_GOAL OF THE EXERCISE_: Everything from the opening line of the records below through the line with "dashes=(8.5, 3.8), zorder=1)" must be duplicated exactly, pictures left out.

_RAW RECORDS_:

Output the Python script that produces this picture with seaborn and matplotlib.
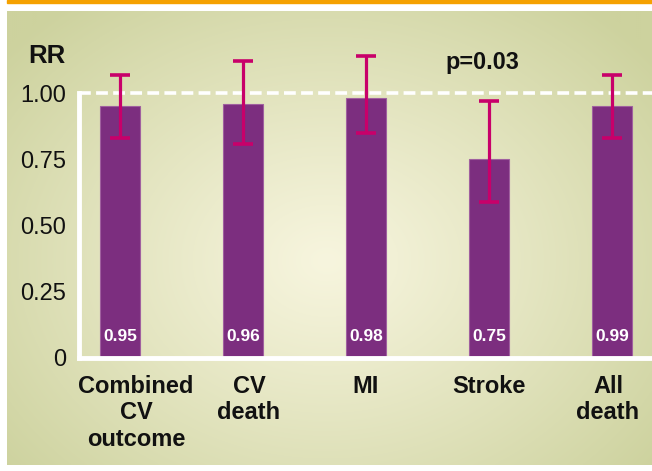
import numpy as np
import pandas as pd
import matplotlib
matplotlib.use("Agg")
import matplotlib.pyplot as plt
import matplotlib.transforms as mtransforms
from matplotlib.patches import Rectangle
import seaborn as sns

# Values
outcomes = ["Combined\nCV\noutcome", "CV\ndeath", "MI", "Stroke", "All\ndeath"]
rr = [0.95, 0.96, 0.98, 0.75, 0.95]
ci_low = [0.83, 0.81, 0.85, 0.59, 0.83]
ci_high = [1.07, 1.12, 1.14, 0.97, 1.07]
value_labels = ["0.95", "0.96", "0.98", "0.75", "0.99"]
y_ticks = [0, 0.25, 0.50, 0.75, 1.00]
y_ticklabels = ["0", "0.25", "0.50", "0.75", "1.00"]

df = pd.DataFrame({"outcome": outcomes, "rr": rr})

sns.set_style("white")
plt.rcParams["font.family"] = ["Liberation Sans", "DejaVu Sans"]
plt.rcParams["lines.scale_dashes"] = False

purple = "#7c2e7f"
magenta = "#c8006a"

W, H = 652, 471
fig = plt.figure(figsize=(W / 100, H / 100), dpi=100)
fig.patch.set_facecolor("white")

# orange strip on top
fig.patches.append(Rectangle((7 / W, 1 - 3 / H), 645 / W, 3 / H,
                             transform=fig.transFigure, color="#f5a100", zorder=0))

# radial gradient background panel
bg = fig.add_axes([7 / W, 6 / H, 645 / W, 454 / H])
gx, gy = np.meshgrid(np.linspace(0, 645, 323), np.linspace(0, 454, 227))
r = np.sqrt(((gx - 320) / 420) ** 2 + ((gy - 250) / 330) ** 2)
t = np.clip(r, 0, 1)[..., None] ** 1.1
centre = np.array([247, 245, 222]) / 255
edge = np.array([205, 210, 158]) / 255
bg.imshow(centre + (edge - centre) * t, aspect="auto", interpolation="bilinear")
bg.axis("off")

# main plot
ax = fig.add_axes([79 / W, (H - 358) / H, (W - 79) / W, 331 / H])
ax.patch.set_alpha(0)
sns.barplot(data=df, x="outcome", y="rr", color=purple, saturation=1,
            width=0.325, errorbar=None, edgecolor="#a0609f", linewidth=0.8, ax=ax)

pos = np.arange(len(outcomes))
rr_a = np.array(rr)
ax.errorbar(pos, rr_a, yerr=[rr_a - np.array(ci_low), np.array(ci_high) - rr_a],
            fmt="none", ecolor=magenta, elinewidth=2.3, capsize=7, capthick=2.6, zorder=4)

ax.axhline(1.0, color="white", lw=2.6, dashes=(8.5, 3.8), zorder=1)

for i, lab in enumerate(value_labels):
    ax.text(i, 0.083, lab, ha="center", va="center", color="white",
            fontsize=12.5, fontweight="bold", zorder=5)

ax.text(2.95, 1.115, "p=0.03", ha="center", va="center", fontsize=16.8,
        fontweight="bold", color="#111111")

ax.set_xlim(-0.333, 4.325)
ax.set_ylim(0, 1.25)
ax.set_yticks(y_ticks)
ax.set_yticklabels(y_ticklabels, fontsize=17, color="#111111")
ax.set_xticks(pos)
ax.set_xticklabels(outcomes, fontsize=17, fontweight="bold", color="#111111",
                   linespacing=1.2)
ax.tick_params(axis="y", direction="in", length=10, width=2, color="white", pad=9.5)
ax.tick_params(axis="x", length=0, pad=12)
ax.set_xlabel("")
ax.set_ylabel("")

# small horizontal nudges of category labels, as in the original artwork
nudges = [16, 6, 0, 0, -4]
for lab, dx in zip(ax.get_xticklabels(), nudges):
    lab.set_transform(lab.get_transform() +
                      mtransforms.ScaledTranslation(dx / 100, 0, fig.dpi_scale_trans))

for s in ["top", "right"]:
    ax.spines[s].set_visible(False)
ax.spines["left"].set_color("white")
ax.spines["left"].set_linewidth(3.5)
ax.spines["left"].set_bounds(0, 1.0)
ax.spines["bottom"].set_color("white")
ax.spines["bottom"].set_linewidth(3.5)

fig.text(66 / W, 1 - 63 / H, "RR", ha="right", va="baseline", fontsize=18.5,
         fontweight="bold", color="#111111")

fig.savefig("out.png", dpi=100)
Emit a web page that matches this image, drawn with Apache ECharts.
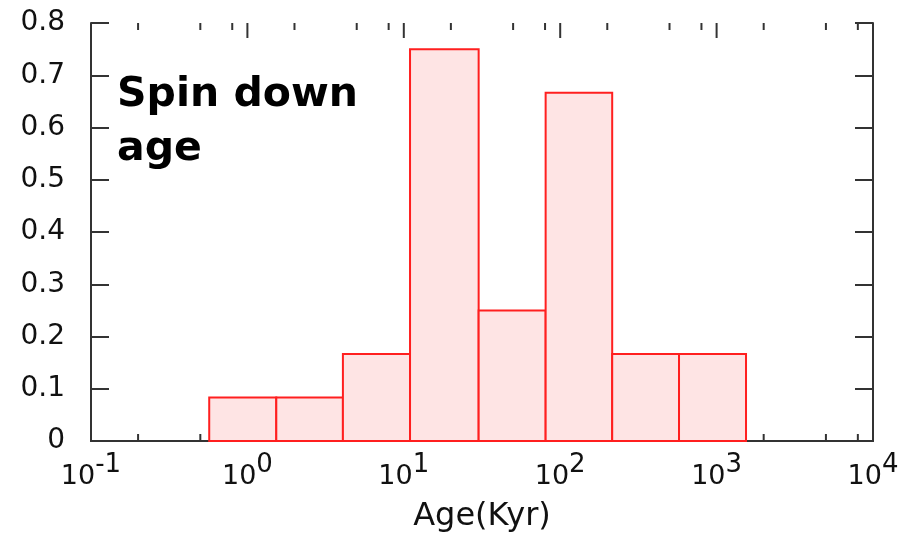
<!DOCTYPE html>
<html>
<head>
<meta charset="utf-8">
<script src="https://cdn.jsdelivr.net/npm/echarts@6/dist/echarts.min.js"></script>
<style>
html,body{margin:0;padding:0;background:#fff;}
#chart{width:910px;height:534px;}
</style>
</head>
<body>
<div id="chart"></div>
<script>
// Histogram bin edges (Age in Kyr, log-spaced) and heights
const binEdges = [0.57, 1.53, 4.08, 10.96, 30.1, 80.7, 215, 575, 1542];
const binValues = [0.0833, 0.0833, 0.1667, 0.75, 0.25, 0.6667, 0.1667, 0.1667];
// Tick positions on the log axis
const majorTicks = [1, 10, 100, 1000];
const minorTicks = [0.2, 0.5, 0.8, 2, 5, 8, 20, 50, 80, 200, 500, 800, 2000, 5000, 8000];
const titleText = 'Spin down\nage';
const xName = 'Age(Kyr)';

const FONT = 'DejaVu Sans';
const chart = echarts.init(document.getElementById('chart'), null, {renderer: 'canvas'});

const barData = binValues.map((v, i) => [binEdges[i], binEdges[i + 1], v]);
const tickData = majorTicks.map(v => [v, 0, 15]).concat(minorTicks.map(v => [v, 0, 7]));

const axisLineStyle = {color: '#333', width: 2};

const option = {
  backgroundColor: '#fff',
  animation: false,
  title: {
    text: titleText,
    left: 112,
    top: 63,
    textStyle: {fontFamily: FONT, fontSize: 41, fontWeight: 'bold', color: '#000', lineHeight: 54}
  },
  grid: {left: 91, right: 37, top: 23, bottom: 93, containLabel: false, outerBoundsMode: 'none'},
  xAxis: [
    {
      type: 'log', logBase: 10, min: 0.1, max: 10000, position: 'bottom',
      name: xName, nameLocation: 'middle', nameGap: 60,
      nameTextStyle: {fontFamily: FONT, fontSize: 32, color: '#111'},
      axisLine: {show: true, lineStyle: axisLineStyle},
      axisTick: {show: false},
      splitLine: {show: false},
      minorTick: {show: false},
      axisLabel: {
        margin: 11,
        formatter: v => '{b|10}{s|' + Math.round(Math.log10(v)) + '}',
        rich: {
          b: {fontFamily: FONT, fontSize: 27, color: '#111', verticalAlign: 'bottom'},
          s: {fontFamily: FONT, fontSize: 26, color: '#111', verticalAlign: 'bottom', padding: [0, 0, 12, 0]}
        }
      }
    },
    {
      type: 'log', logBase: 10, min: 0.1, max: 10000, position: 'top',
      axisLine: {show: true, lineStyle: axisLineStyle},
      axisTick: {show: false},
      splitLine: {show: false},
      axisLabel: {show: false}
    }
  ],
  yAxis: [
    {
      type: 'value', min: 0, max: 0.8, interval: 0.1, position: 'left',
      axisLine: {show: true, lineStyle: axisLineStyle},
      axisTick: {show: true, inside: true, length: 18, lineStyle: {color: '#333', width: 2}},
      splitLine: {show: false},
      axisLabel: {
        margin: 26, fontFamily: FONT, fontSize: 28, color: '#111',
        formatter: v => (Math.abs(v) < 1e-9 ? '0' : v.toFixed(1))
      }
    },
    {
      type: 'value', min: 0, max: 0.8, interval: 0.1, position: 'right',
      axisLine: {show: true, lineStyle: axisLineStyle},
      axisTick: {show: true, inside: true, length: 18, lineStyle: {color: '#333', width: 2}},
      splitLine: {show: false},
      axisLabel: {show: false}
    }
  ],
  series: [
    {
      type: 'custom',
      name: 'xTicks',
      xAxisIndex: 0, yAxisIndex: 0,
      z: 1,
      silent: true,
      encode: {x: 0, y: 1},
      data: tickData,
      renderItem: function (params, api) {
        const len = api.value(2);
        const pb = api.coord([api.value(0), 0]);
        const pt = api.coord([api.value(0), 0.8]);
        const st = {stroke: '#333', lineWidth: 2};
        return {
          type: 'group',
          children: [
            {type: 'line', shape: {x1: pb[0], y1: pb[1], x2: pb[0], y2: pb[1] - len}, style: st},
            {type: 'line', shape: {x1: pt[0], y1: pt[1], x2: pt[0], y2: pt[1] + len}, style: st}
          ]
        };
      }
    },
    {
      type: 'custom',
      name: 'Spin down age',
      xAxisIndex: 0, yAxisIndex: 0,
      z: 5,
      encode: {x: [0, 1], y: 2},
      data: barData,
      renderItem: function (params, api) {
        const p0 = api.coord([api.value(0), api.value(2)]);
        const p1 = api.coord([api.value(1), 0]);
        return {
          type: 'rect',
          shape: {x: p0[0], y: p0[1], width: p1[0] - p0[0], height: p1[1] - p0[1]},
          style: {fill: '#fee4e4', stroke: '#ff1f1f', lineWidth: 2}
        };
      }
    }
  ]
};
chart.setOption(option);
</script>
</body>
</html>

_THE RESPONSE_:
Output the Python script that produces this picture with seaborn and matplotlib.
import numpy as np
import pandas as pd
import matplotlib
matplotlib.use("Agg")
import matplotlib.pyplot as plt
import matplotlib.transforms as mtransforms
from matplotlib.patches import Rectangle
import seaborn as sns

# Values
outcomes = ["Combined\nCV\noutcome", "CV\ndeath", "MI", "Stroke", "All\ndeath"]
rr = [0.95, 0.96, 0.98, 0.75, 0.95]
ci_low = [0.83, 0.81, 0.85, 0.59, 0.83]
ci_high = [1.07, 1.12, 1.14, 0.97, 1.07]
value_labels = ["0.95", "0.96", "0.98", "0.75", "0.99"]
y_ticks = [0, 0.25, 0.50, 0.75, 1.00]
y_ticklabels = ["0", "0.25", "0.50", "0.75", "1.00"]

df = pd.DataFrame({"outcome": outcomes, "rr": rr})

sns.set_style("white")
plt.rcParams["font.family"] = ["Liberation Sans", "DejaVu Sans"]
plt.rcParams["lines.scale_dashes"] = False

purple = "#7c2e7f"
magenta = "#c8006a"

W, H = 652, 471
fig = plt.figure(figsize=(W / 100, H / 100), dpi=100)
fig.patch.set_facecolor("white")

# orange strip on top
fig.patches.append(Rectangle((7 / W, 1 - 3 / H), 645 / W, 3 / H,
                             transform=fig.transFigure, color="#f5a100", zorder=0))

# radial gradient background panel
bg = fig.add_axes([7 / W, 6 / H, 645 / W, 454 / H])
gx, gy = np.meshgrid(np.linspace(0, 645, 323), np.linspace(0, 454, 227))
r = np.sqrt(((gx - 320) / 420) ** 2 + ((gy - 250) / 330) ** 2)
t = np.clip(r, 0, 1)[..., None] ** 1.1
centre = np.array([247, 245, 222]) / 255
edge = np.array([205, 210, 158]) / 255
bg.imshow(centre + (edge - centre) * t, aspect="auto", interpolation="bilinear")
bg.axis("off")

# main plot
ax = fig.add_axes([79 / W, (H - 358) / H, (W - 79) / W, 331 / H])
ax.patch.set_alpha(0)
sns.barplot(data=df, x="outcome", y="rr", color=purple, saturation=1,
            width=0.325, errorbar=None, edgecolor="#a0609f", linewidth=0.8, ax=ax)

pos = np.arange(len(outcomes))
rr_a = np.array(rr)
ax.errorbar(pos, rr_a, yerr=[rr_a - np.array(ci_low), np.array(ci_high) - rr_a],
            fmt="none", ecolor=magenta, elinewidth=2.3, capsize=7, capthick=2.6, zorder=4)

ax.axhline(1.0, color="white", lw=2.6, dashes=(8.5, 3.8), zorder=1)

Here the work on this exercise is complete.